[CHAPTER XVIII]
The little town of Verdun sur le Doubs has no particular attraction for the archæologist nor for the tourist, yet it is a place with which all visitors to Beaune who wish to keep themselves in touch with the real Burgundy, with the life of the village and the ville de Canton, as well as with the larger movements of the great cities, cannot afford to neglect.
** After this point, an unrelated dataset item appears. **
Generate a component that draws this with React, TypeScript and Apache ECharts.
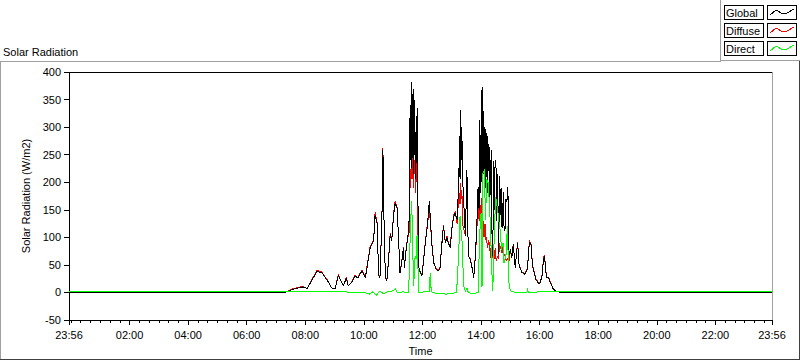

For myself, the little town will always be associated with happy souvenirs, and with gracious pictures of country life, as it has been since first I rode there, on a warm September afternoon, along a pleasant, undulating road, through typical, low-lying lands of fertile Burgundy, sometimes running quite straight for several kilometres, sometimes curving slightly through golden vineyards, and fields of bearded maize, and crimson clover. I passed through St. Loup, a village with a delightful Romanesque church, and through other attractive hamlets crowned with Gothic towers; by hay fields, where a late second crop was being taken in, by rich arable lands, where yoked oxen were ploughing with attendant women clearing the way for the plough-share with a stick. I passed patches of fragrant wild flowers, and ill weeds growing in tangled masses by the road side, by rich grasses that lean cattle were stolidly munching.
One of the boys who looked after them was singing a song. I could not catch the words exactly, nor the air, but I fitted the snatch of melody to the best of all Burgundian folk-songs, an exquisite little poem with a curious and very pretty history, that I am going to tell. This is the song. It is sung to-day, with local variations, not by the shepherds of Burgundy only, but throughout all France almost; in Dauphiné, in Champagne, in the lonely forests of the Ardennes.
Eho! ého! ého! Les agneaux vont aux plaines, Eho! ého! ého! Et les loups sont aux bos.
Tant qu'aux bords des fontaines, Ou dans les frais ruisseaux Les moutons baign'nt leur laine, I dansont au préau. Eho! ého! ého!